Starting with the first line of the data below, copy each line up to and including the one containing "(0,0) rectangle (656,477);". Pictures stay out.
==*==
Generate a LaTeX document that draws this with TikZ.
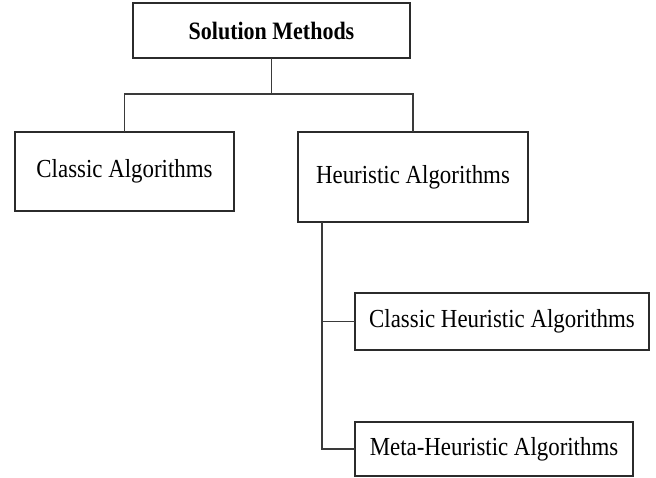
\documentclass[tikz,border=0pt]{standalone}
\usepackage{fontspec}
\setmainfont{Liberation Serif}[FakeStretch=0.88]
\usepackage{xcolor}
\usetikzlibrary{calc,positioning}
\definecolor{edge}{HTML}{2B2B2B}
\definecolor{link}{HTML}{3A3A3A}
\tikzset{
  MethodBox/.style={
    draw=edge, line width=1.3pt,
    inner sep=0pt, outer sep=0pt,
    font=\fontsize{26}{30}\selectfont
  },
  Link/.style={draw=link, line width=1.3pt}
}

\begin{document}
\begin{tikzpicture}[x=1pt, y=-1pt, line join=miter]
  \useasboundingbox (0,0) rectangle (656,477);

  \node[MethodBox, minimum width=277pt, minimum height=55pt,
        font=\fontsize{25}{29}\selectfont\bfseries] (sol) at (271.5,30.5) {Solution Methods};
  \node[MethodBox, minimum width=219pt, minimum height=79pt] (classic) at (124.5,171.5) {Classic Algorithms};
  \node[MethodBox, minimum width=230pt, minimum height=90pt] (heur) at (413,177) {Heuristic Algorithms};
  \node[MethodBox, minimum width=294pt, minimum height=57pt] (chalg) at (502,321.5) {Classic Heuristic Algorithms};
  \node[MethodBox, minimum width=278pt, minimum height=54pt] (meta) at (494,449) {Meta-Heuristic Algorithms};

  \coordinate (fork) at (271.5,94);
  \coordinate (spine) at (322,222);

  % top level split
  \draw[Link] (sol.south) -- (fork);
  \draw[Link] (fork) -| (classic.north);
  \draw[Link] (fork) -| (heur.north);

  % heuristic branch
  \draw[Link] (spine) |- (meta.west);
  \draw[Link] (spine |- chalg.west) -- (chalg.west);
\end{tikzpicture}
\end{document}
==*==
→ **SOLVED PROBLEM**:
Generate a LaTeX document that draws this with TikZ.
\documentclass[tikz,border=0pt]{standalone}
\usepackage{fontspec}
\setmainfont{Liberation Serif}[FakeStretch=0.88]
\usepackage{xcolor}
\usetikzlibrary{calc,positioning}
\definecolor{edge}{HTML}{2B2B2B}
\definecolor{link}{HTML}{3A3A3A}
\tikzset{
  MethodBox/.style={
    draw=edge, line width=1.3pt,
    inner sep=0pt, outer sep=0pt,
    font=\fontsize{26}{30}\selectfont
  },
  Link/.style={draw=link, line width=1.3pt}
}

\begin{document}
\begin{tikzpicture}[x=1pt, y=-1pt, line join=miter]
  \useasboundingbox (0,0) rectangle (656,477);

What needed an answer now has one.